* Source material *
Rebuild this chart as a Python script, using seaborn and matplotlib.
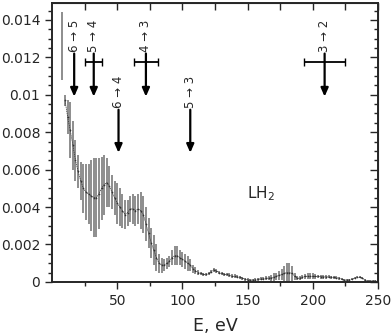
import numpy as np
import pandas as pd
import matplotlib
matplotlib.use("Agg")
import matplotlib.pyplot as plt
import seaborn as sns

# Spectrum (E in eV), value and error
energy = [8, 10, 12, 14, 16, 18, 20, 22, 24, 26,
          28, 30, 32, 34, 36, 38, 40, 42, 44, 46,
          48, 50, 52, 54, 56, 58, 60, 62, 64, 66,
          68, 70, 72, 74, 76, 78, 80, 82, 84, 86,
          88, 90, 92, 94, 96, 98, 100, 102, 104, 106,
          108, 110, 112, 114, 116, 118, 120, 122, 124, 126,
          128, 130, 132, 134, 136, 138, 140, 142, 144, 146,
          148, 150, 152, 154, 156, 158, 160, 162, 164, 166,
          168, 170, 172, 174, 176, 178, 180, 182, 184, 186,
          188, 190, 192, 194, 196, 198, 200, 202, 204, 206,
          208, 210, 212, 214, 216, 218, 220, 222, 224, 226,
          228, 230, 232, 234, 236, 238, 240, 242, 244, 246,
          248, 250]
value = [0.0126, 0.0097, 0.0088, 0.0081, 0.0073, 0.0065, 0.0059, 0.0054, 0.0050, 0.0048,
         0.0047, 0.0046, 0.0045, 0.0045, 0.0047, 0.0050, 0.0052, 0.0053, 0.0051, 0.0048,
         0.0045, 0.0042, 0.0040, 0.0038, 0.0036, 0.0037, 0.0039, 0.0039, 0.0038, 0.0039,
         0.0038, 0.0036, 0.0031, 0.0026, 0.0021, 0.0017, 0.0013, 0.0010, 0.0009, 0.0009,
         0.0010, 0.0011, 0.0013, 0.0014, 0.0014, 0.0013, 0.0012, 0.0011, 0.0010, 0.0009,
         0.0007, 0.0006, 0.0005, 0.00045, 0.0004, 0.0004, 0.00045, 0.00055, 0.00065, 0.0006,
         0.0005, 0.00045, 0.0004, 0.0004, 0.00035, 0.0003, 0.0003, 0.00028, 0.00025, 0.0002,
         0.00015, 0.00012, 0.0001, 0.0001, 0.00012, 0.00015, 0.00016, 0.00018, 0.0002, 0.0002,
         0.00022, 0.00025, 0.0003, 0.00035, 0.0004, 0.00045, 0.0005, 0.0005, 0.00045, 0.0003,
         0.0002, 0.0002, 0.00025, 0.0003, 0.0003, 0.0003, 0.0003, 0.0003, 0.00029, 0.00028,
         0.00028, 0.00027, 0.00027, 0.00026, 0.00024, 0.00022, 0.0002, 0.00015, 0.0001, 0.0001,
         0.00012, 0.00015, 0.0002, 0.00024, 0.00025, 0.0002, 0.0001, 0.00005, 0.00005, 0.00005,
         0.00005, 0.00005]
error = [0.0018, 0.0003, 0.0009, 0.0015, 0.0013, 0.0011, 0.0009, 0.0010, 0.0013, 0.0015,
         0.0016, 0.0019, 0.0021, 0.0021, 0.0019, 0.0017, 0.0016, 0.0013, 0.0011, 0.0009,
         0.0009, 0.0011, 0.0010, 0.0009, 0.0008, 0.0007, 0.0007, 0.0008, 0.0008, 0.0008,
         0.0010, 0.0010, 0.0009, 0.0008, 0.0008, 0.0008, 0.0007, 0.0005, 0.0004, 0.0003,
         0.0003, 0.0003, 0.0004, 0.0005, 0.0005, 0.0004, 0.0004, 0.0004, 0.0004, 0.0003,
         0.0002, 0.0002, 0.00012, 0.0001, 0.0001, 0.0001, 0.0001, 0.0001, 0.0001, 0.0001,
         0.0001, 0.0001, 0.0001, 0.0001, 0.0001, 0.0001, 0.0001, 0.00008, 0.00008, 0.00008,
         0.00008, 0.00008, 0.00008, 0.00008, 0.00008, 0.00008, 0.00008, 0.0001, 0.0001, 0.00012,
         0.00015, 0.0002, 0.0002, 0.00025, 0.0003, 0.0004, 0.0005, 0.0005, 0.0004, 0.0002,
         0.0001, 0.0001, 0.0001, 0.00012, 0.00015, 0.00015, 0.00015, 0.00012, 0.0001, 0.0001,
         0.0001, 0.0001, 0.00008, 0.00008, 0.00008, 0.00008, 0.00008, 0.00006, 0.00006, 0.00005,
         0.00005, 0.00005, 0.00005, 0.00005, 0.00005, 0.00005, 0.00005, 0.00004, 0.00004, 0.00004,
         0.00004, 0.00004]

# Transition arrows: label, energy, arrow start, arrow tip
trans_labels = ["6 → 5", "5 → 4", "4 → 3", "3 → 2", "6 → 4", "5 → 3"]
trans_energy = [17, 32, 72, 209, 51, 106]
trans_start = [0.0122, 0.0122, 0.0122, 0.0122, 0.0092, 0.0092]
trans_tip = [0.0099, 0.0099, 0.0099, 0.0099, 0.0069, 0.0069]

# Horizontal error bars on some transitions
bar_energy = [32, 72, 209]
bar_halfwidth = [6.5, 9, 16]
bar_level = 0.01173

df = pd.DataFrame({"E": energy, "val": value, "err": error})

sns.set_style("ticks")
plt.rcParams["font.family"] = ["DejaVu Sans"]

fig = plt.figure(figsize=(3.91, 3.36), dpi=100)
ax = fig.add_axes([0.133, 0.161, 0.834, 0.830])

# Error bars (vertical gray hatching)
ax.vlines(df["E"], df["val"] - df["err"], df["val"] + df["err"],
          color="#808080", lw=1.25)
# central dotted line (first point is an isolated bar)
sns.lineplot(data=df.iloc[1:], x="E", y="val", ax=ax, color="#333333", lw=0.5,
             marker="o", markersize=1.2, markeredgewidth=0, linestyle=(0, (2, 1)))

# transition arrows
for lab, e, y0, y1 in zip(trans_labels, trans_energy, trans_start, trans_tip):
    ax.annotate("", xy=(e, y1), xytext=(e, y0),
                arrowprops=dict(arrowstyle="-|>,head_length=0.5,head_width=0.22",
                                lw=1.6, color="black", shrinkA=0, shrinkB=0))
    ax.text(e, y0 + 0.0001, lab, rotation=90, ha="center", va="bottom", fontsize=8.5)

ax.errorbar(bar_energy, [bar_level] * len(bar_energy), xerr=bar_halfwidth,
            fmt="none", ecolor="black", elinewidth=1.3, capsize=3, capthick=1)

ax.text(160, 0.0047, "LH$_2$", ha="center", va="center", fontsize=11)

ax.set_xlim(0, 250)
ax.set_ylim(0, 0.0149)
ax.set_xticks([50, 100, 150, 200, 250])
ax.set_xticklabels(["50", "100", "150", "200", "250"])
ax.set_xticks(np.arange(25, 250, 50), minor=True)
yt = [0, 0.002, 0.004, 0.006, 0.008, 0.01, 0.012, 0.014]
ax.set_yticks(yt)
ax.set_yticklabels(["0", "0.002", "0.004", "0.006", "0.008", "0.01", "0.012", "0.014"])
ax.set_yticks(np.arange(0, 0.0149, 0.0005), minor=True)
ax.tick_params(axis="both", which="major", labelsize=10, length=5, width=1, direction="out")
ax.tick_params(axis="both", which="minor", length=3, width=1, direction="out")
ax.set_xlabel("E, eV", fontsize=12.5, labelpad=7)
ax.set_ylabel("")
for s in ax.spines.values():
    s.set_linewidth(1.4)
    s.set_visible(True)

# inward ticks on top and right
top = ax.secondary_xaxis("top")
top.set_xticks(np.arange(25, 251, 25))
top.tick_params(direction="in", length=5, width=1, labeltop=False)
right = ax.secondary_yaxis("right")
right.set_yticks(yt)
right.set_yticks(np.arange(0, 0.0149, 0.0005), minor=True)
right.tick_params(which="major", direction="in", length=6, width=1, labelright=False)
right.tick_params(which="minor", direction="in", length=3, width=1)

fig.savefig("out.png", dpi=100)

* Written exercise *
Omitting all pictures, restate exactly the lines of the material from its start through the line that contains "import seaborn as sns".

* Expected answer *
Rebuild this chart as a Python script, using seaborn and matplotlib.
import numpy as np
import pandas as pd
import matplotlib
matplotlib.use("Agg")
import matplotlib.pyplot as plt
import seaborn as sns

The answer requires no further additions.